WHAT THE TASK REQUIRES:
State the number of lines below in which the word "this" appears. Nothing else belongs in the answer.

*-*-*

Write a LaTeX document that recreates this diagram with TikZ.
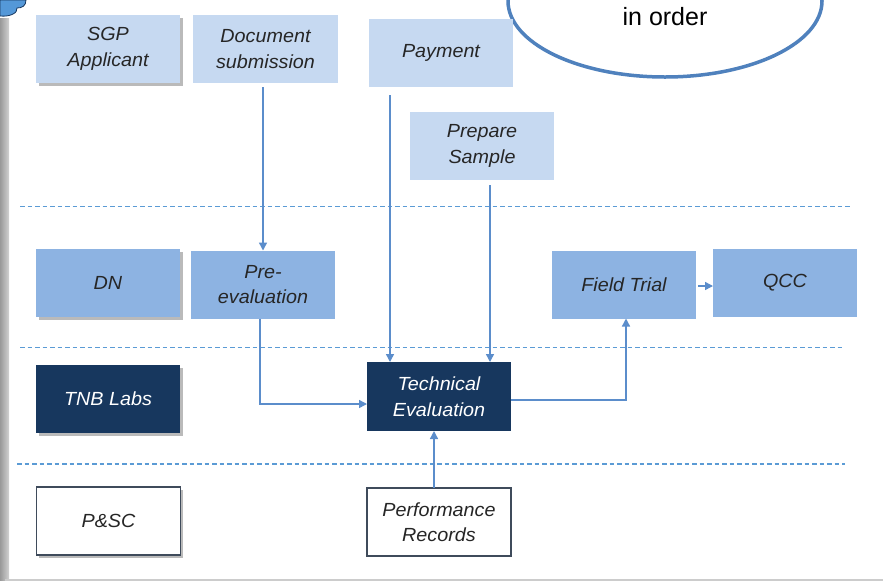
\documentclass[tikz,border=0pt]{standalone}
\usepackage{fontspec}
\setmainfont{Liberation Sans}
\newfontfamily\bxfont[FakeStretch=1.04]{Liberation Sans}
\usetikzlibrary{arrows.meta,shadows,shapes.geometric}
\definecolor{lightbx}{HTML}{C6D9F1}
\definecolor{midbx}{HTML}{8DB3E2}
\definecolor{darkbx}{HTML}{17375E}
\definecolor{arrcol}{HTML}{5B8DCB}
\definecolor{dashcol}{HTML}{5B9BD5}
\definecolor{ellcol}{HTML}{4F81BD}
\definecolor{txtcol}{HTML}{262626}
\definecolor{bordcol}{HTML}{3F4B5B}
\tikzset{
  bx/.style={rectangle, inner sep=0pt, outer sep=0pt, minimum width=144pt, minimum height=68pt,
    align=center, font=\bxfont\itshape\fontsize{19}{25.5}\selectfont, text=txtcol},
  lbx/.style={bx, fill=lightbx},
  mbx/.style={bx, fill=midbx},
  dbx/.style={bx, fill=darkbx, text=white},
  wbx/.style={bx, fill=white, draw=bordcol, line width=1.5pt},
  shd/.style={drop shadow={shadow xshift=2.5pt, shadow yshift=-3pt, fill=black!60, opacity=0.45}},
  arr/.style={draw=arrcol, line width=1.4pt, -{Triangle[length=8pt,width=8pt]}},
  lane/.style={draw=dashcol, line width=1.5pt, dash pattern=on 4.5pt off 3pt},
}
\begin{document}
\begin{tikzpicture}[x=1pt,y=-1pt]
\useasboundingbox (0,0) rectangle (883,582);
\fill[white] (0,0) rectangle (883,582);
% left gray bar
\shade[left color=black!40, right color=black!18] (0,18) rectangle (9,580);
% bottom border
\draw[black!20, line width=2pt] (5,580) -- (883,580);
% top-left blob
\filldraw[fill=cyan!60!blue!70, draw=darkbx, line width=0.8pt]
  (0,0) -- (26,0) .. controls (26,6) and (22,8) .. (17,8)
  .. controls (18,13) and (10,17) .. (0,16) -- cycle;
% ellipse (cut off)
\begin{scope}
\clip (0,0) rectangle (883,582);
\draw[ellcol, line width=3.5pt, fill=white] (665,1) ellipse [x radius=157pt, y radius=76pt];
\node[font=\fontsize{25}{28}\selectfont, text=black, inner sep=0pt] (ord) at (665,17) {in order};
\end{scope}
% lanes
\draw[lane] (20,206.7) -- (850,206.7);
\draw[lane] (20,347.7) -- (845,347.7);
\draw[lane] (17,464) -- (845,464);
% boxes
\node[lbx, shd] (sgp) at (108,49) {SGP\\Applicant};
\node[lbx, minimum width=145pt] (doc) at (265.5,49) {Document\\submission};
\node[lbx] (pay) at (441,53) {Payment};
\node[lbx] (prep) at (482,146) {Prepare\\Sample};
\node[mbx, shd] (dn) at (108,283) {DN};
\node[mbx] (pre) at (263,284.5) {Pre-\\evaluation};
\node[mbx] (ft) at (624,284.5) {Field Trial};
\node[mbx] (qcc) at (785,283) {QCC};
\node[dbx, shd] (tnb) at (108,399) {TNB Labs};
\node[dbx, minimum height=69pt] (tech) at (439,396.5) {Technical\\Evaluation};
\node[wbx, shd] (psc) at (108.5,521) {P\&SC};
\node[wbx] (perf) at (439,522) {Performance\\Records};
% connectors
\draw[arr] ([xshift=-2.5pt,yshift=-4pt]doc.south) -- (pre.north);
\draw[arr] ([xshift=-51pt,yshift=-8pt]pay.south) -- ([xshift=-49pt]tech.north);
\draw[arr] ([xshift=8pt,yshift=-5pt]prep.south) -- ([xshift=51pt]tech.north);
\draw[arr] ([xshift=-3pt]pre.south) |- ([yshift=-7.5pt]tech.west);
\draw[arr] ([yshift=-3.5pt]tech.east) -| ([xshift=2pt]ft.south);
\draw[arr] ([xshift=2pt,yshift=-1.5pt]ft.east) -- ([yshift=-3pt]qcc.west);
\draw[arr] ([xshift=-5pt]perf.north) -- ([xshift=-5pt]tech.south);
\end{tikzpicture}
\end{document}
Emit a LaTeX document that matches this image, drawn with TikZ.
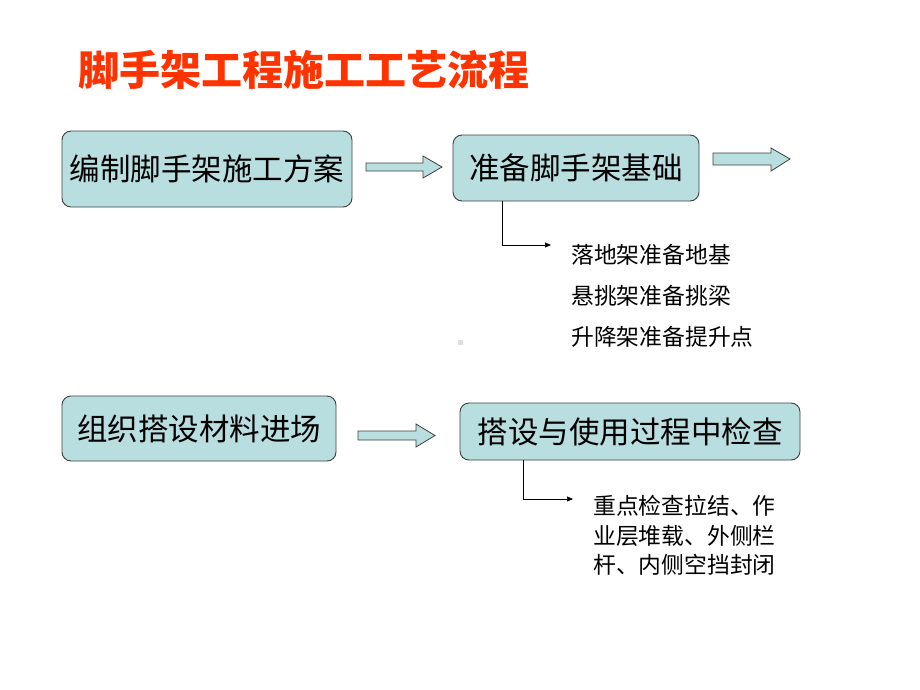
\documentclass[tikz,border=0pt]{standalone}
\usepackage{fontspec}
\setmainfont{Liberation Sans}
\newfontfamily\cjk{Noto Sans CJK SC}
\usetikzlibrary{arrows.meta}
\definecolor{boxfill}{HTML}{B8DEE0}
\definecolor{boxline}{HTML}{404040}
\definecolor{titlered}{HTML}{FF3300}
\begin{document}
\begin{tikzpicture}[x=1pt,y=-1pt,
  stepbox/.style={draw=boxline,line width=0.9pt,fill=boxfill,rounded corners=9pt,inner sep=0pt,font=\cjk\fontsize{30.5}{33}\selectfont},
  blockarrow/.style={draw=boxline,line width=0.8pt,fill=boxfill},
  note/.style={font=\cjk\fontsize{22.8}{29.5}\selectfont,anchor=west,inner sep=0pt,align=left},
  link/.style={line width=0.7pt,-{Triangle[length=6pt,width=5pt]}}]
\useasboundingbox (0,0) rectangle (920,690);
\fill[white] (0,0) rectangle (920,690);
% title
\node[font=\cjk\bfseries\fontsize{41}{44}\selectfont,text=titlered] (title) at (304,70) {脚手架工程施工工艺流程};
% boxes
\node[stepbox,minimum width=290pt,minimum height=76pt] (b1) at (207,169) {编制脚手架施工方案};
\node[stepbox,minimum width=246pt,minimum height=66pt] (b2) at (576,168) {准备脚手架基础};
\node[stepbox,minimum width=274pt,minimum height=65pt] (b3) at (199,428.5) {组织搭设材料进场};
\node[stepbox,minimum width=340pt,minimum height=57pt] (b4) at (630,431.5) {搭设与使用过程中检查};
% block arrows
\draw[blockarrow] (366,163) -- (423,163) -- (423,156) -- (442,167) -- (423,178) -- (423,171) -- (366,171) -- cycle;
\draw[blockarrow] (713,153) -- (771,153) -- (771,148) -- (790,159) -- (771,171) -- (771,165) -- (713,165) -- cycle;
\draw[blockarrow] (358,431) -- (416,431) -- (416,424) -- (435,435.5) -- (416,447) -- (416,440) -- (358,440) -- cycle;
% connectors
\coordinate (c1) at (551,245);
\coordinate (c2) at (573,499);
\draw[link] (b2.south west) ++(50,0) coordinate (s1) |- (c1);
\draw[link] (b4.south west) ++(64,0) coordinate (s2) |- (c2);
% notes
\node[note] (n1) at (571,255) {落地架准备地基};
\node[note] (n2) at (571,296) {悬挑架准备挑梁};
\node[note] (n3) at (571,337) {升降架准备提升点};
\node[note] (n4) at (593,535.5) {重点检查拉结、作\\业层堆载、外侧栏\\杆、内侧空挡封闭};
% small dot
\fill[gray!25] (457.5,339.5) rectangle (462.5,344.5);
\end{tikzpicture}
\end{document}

*-*-*

REPLY TO THE TASK:
2